- What you have to do: Pictures excluded, return the lines below from the first through the line holding "const OFFSET_TOP = 245, OFFSET_BOTTOM = 85;".

- Source material:
----

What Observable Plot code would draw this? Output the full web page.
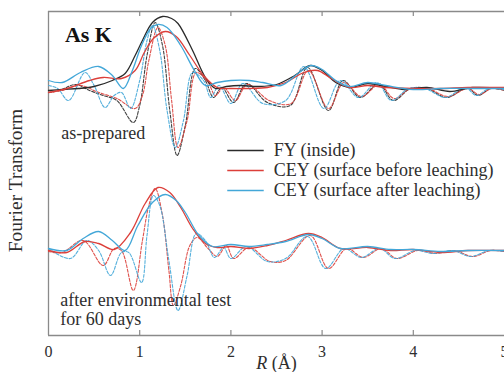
<!DOCTYPE html>
<html><head><meta charset="utf-8">
<script src="https://cdn.jsdelivr.net/npm/d3@7"></script>
<script src="https://cdn.jsdelivr.net/npm/@observablehq/plot@0.6"></script>
<style>
body{margin:0;background:#fff}
#chart svg, #chart svg text { font-family: "Liberation Serif", "DejaVu Serif", serif !important; }
</style>
</head><body><div id="chart"></div>
<script>
// Tick labels
const X_TICKS = [0, 1, 2, 3, 4, 5];
// Series names
const SERIES = ["FY (inside)", "CEY (surface before leaching)", "CEY (surface after leaching)"];
// Panel labels
const PANELS = ["as-prepared", "after environmental test\nfor 60 days"];
// Vertical stacking offsets (arbitrary units) for the two panels
const OFFSET_TOP = 245, OFFSET_BOTTOM = 85;

// ---- as-prepared: magnitude (solid) ----
const prepFYmag = [[0,0],[0.15,1],[0.33,2],[0.5,4],[0.7,10],[0.84,17],[0.95,35],[1.03,50],[1.14,68],[1.25,74],[1.35,72],[1.42,67],[1.58,40],[1.72,13],[1.83,2],[1.95,4],[2.1,5],[2.3,4],[2.5,6],[2.7,15],[2.87,25],[3.0,20],[3.15,8],[3.3,3],[3.5,7],[3.7,4],[3.9,1],[4.15,3],[4.4,-1],[4.65,3],[5.0,2]];
const prepCEYbMag = [[0,-2],[0.2,2],[0.45,10],[0.6,13],[0.8,12],[0.95,20],[1.05,38],[1.15,52],[1.28,59],[1.4,54],[1.55,35],[1.7,15],[1.85,3],[2.0,2],[2.2,2],[2.4,3],[2.6,8],[2.8,18],[2.95,20],[3.1,12],[3.3,3],[3.5,5],[3.7,3],[4.0,2],[4.3,2],[4.6,3],[5.0,3]];
const prepCEYaMag = [[0,10],[0.15,8],[0.35,18],[0.55,24],[0.7,15],[0.82,2],[0.92,20],[1.02,45],[1.12,62],[1.2,66],[1.3,63],[1.45,45],[1.6,20],[1.72,5],[1.85,8],[2.0,10],[2.2,10],[2.35,8],[2.55,5],[2.75,18],[2.88,25],[3.0,21],[3.15,10],[3.3,4],[3.5,8],[3.7,5],[4.0,1],[4.3,2],[4.6,2],[5.0,2]];
// ---- as-prepared: imaginary part (dashed) ----
const prepFYim = [[0,-2],[0.12,0],[0.3,6],[0.45,0],[0.6,-5],[0.75,-10],[0.93,-32],[1.0,-15],[1.08,35],[1.17,68],[1.25,45],[1.33,-20],[1.41,-65],[1.5,-35],[1.61,22],[1.72,10],[1.81,-7],[1.9,3],[2.03,-12],[2.17,7],[2.4,-12],[2.65,-15],[2.84,23],[3.07,-20],[3.23,10],[3.42,-7],[3.62,7],[3.78,-10],[3.97,2],[4.15,2],[4.37,-7],[4.59,3],[4.71,-5],[4.85,2],[5.0,0]];
const prepCEYbIm = [[0,-2],[0.15,0],[0.35,5],[0.55,-2],[0.75,-8],[0.95,-18],[1.03,-5],[1.1,30],[1.2,63],[1.28,45],[1.35,-10],[1.42,-57],[1.52,-30],[1.62,18],[1.75,8],[1.83,-5],[1.92,3],[2.05,-10],[2.18,6],[2.42,-10],[2.66,-13],[2.85,20],[3.07,-18],[3.24,8],[3.43,-6],[3.63,6],[3.79,-8],[3.97,2],[4.16,2],[4.38,-6],[4.6,2],[4.72,-4],[4.86,2],[5.0,0]];
const prepCEYaIm = [[0,5],[0.1,2],[0.22,-10],[0.4,18],[0.5,5],[0.62,-17],[0.72,-5],[0.8,-2],[0.9,-18],[1.0,10],[1.08,50],[1.14,65],[1.22,40],[1.3,-20],[1.39,-57],[1.48,-30],[1.58,18],[1.7,10],[1.78,-7],[1.87,5],[2.0,-13],[2.13,7],[2.35,-13],[2.6,-10],[2.8,24],[3.02,-18],[3.2,10],[3.4,-7],[3.6,8],[3.76,-10],[3.95,2],[4.13,2],[4.35,-7],[4.57,3],[4.69,-5],[4.83,2],[5.0,1]];

// ---- after environmental test: magnitude (solid) ----
const envCEYbMag = [[0,0],[0.2,-2],[0.4,9],[0.55,7],[0.72,1],[0.9,18],[1.06,47],[1.2,63],[1.33,58],[1.45,43],[1.58,22],[1.72,7],[1.85,3],[2.0,4],[2.2,2],[2.4,5],[2.6,10],[2.85,17],[3.0,13],[3.2,2],[3.5,3],[3.75,0],[4.0,1],[4.3,-2],[4.6,0],[5.0,0]];
const envCEYaMag = [[0,2],[0.2,0],[0.38,12],[0.55,19],[0.7,10],[0.84,0],[0.98,25],[1.14,48],[1.28,56],[1.4,50],[1.5,38],[1.65,15],[1.8,4],[2.0,6],[2.2,4],[2.4,6],[2.6,9],[2.85,16],[3.0,12],[3.2,2],[3.5,4],[3.75,1],[4.0,1],[4.3,-1],[4.6,0],[5.0,0]];
// ---- after environmental test: imaginary part (dashed) ----
const envCEYbIm = [[0,-1],[0.15,-2],[0.38,10],[0.6,-15],[0.72,2],[0.8,0],[0.93,-40],[1.03,10],[1.1,45],[1.17,62],[1.25,35],[1.32,-20],[1.37,-55],[1.45,-35],[1.55,5],[1.63,13],[1.75,2],[1.85,-6],[1.95,5],[2.03,-8],[2.2,3],[2.43,-11],[2.6,-10],[2.87,15],[3.07,-18],[3.27,2],[3.45,-7],[3.65,2],[3.82,-8],[4.05,0],[4.25,-3],[4.45,0],[4.65,-6],[4.85,0],[5.0,-1]];
const envCEYaIm = [[0,2],[0.24,-8],[0.42,10],[0.55,0],[0.68,-25],[0.8,-2],[0.88,-2],[1.02,-32],[1.08,15],[1.15,55],[1.22,45],[1.32,-10],[1.42,-60],[1.52,-25],[1.62,17],[1.72,10],[1.82,-7],[1.92,3],[2.0,-8],[2.17,4],[2.4,-11],[2.6,-8],[2.84,14],[3.04,-18],[3.24,2],[3.43,-7],[3.63,2],[3.8,-8],[4.02,0],[4.22,-3],[4.43,0],[4.63,-6],[4.83,0],[5.0,-1]];

const COLORS = ["#2b2b2b", "#dc3f3a", "#43a7d8"];

function rows(arr, off, series, part) {
  return arr.map(([r, v]) => ({R: r, y: v + off, series, part}));
}
const solid = [
  ...rows(prepFYmag, OFFSET_TOP, 0, "a"), ...rows(prepCEYbMag, OFFSET_TOP, 1, "a"), ...rows(prepCEYaMag, OFFSET_TOP, 2, "a"),
  ...rows(envCEYbMag, OFFSET_BOTTOM, 1, "b"), ...rows(envCEYaMag, OFFSET_BOTTOM, 2, "b")
];
const dashed = [
  ...rows(prepFYim, OFFSET_TOP, 0, "a"), ...rows(prepCEYbIm, OFFSET_TOP, 1, "a"), ...rows(prepCEYaIm, OFFSET_TOP, 2, "a"),
  ...rows(envCEYbIm, OFFSET_BOTTOM, 1, "b"), ...rows(envCEYaIm, OFFSET_BOTTOM, 2, "b")
];
const zKey = d => d.part + d.series;

const legend = SERIES.map((s, i) => ({label: s, i, y: 185 - i * 20}));
const frameColor = "#8a8a8a";
const textColor = "#2e2e2e";
const SERIF = "Liberation Serif";

const svg = Plot.plot({
  width: 504, height: 372,
  marginLeft: 48, marginRight: 0, marginTop: 11, marginBottom: 37,
  x: {domain: [0, 5]},
  y: {domain: [0, 324], axis: null},
  style: {fontFamily: SERIF, background: "white", color: textColor},
  marks: [
    Plot.axisX({ticks: X_TICKS, tickSize: 0, tickPadding: 10, fontSize: 16, fontFamily: SERIF, label: null, tickFormat: d => String(d)}),
    Plot.ruleY([0, 324], {stroke: frameColor, strokeWidth: 1.3}),
    Plot.ruleX([0], {y1: 0, y2: 324, stroke: frameColor, strokeWidth: 1.3}),
    Plot.ruleX(X_TICKS.slice(1, 5), {y1: 0, y2: 5, stroke: frameColor, strokeWidth: 1.2}),
    Plot.ruleX(X_TICKS.slice(1, 5), {y1: 319, y2: 324, stroke: frameColor, strokeWidth: 1.2}),
    Plot.line(dashed, {x: "R", y: "y", z: zKey, stroke: d => COLORS[d.series], strokeWidth: 1.1, strokeDasharray: "3,1.6", curve: "catmull-rom", strokeOpacity: 0.9}),
    Plot.line(solid, {x: "R", y: "y", z: zKey, stroke: d => COLORS[d.series], strokeWidth: 1.3, curve: "catmull-rom"}),
    Plot.link(legend, {x1: 1.96, x2: 2.36, y1: "y", y2: "y", stroke: d => COLORS[d.i], strokeWidth: 1.4}),
    Plot.text(legend, {x: 2.47, y: "y", text: "label", textAnchor: "start", fontSize: 18, fontFamily: SERIF, fill: textColor}),
    Plot.text(["As K"], {x: 0.18, y: 301, text: d => d, textAnchor: "start", fontSize: 22, fontWeight: "bold", fontFamily: SERIF, fill: "#111"}),
    Plot.text([PANELS[0]], {x: 0.14, y: 202, text: d => d, textAnchor: "start", fontSize: 18, fontFamily: SERIF, fill: textColor}),
    Plot.text([PANELS[1]], {x: 0.13, y: 26, text: d => d, textAnchor: "start", lineAnchor: "middle", lineHeight: 1.05, fontSize: 18, fontFamily: SERIF, fill: textColor}),
    Plot.text(["Fourier Transform"], {x: 0, y: 155, dx: -33, rotate: -90, text: d => d, fontSize: 19.5, fontFamily: SERIF, fill: textColor}),
    Plot.text(["R (Å)"], {frameAnchor: "bottom", dy: 33, text: d => d, fontSize: 18, fontFamily: SERIF, fill: textColor, className: "xlabel"})
  ]
});
// italic R in the axis label
const t = d3.select(svg).select(".xlabel text");
t.text(null);
t.append("tspan").attr("font-style", "italic").text("R");
t.append("tspan").text(" (Å)");
document.getElementById("chart").appendChild(svg);
</script>
</body></html>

----

- Result of this exercise:
What Observable Plot code would draw this? Output the full web page.
<!DOCTYPE html>
<html><head><meta charset="utf-8">
<script src="https://cdn.jsdelivr.net/npm/d3@7"></script>
<script src="https://cdn.jsdelivr.net/npm/@observablehq/plot@0.6"></script>
<style>
body{margin:0;background:#fff}
#chart svg, #chart svg text { font-family: "Liberation Serif", "DejaVu Serif", serif !important; }
</style>
</head><body><div id="chart"></div>
<script>
// Tick labels
const X_TICKS = [0, 1, 2, 3, 4, 5];
// Series names
const SERIES = ["FY (inside)", "CEY (surface before leaching)", "CEY (surface after leaching)"];
// Panel labels
const PANELS = ["as-prepared", "after environmental test\nfor 60 days"];
// Vertical stacking offsets (arbitrary units) for the two panels
const OFFSET_TOP = 245, OFFSET_BOTTOM = 85;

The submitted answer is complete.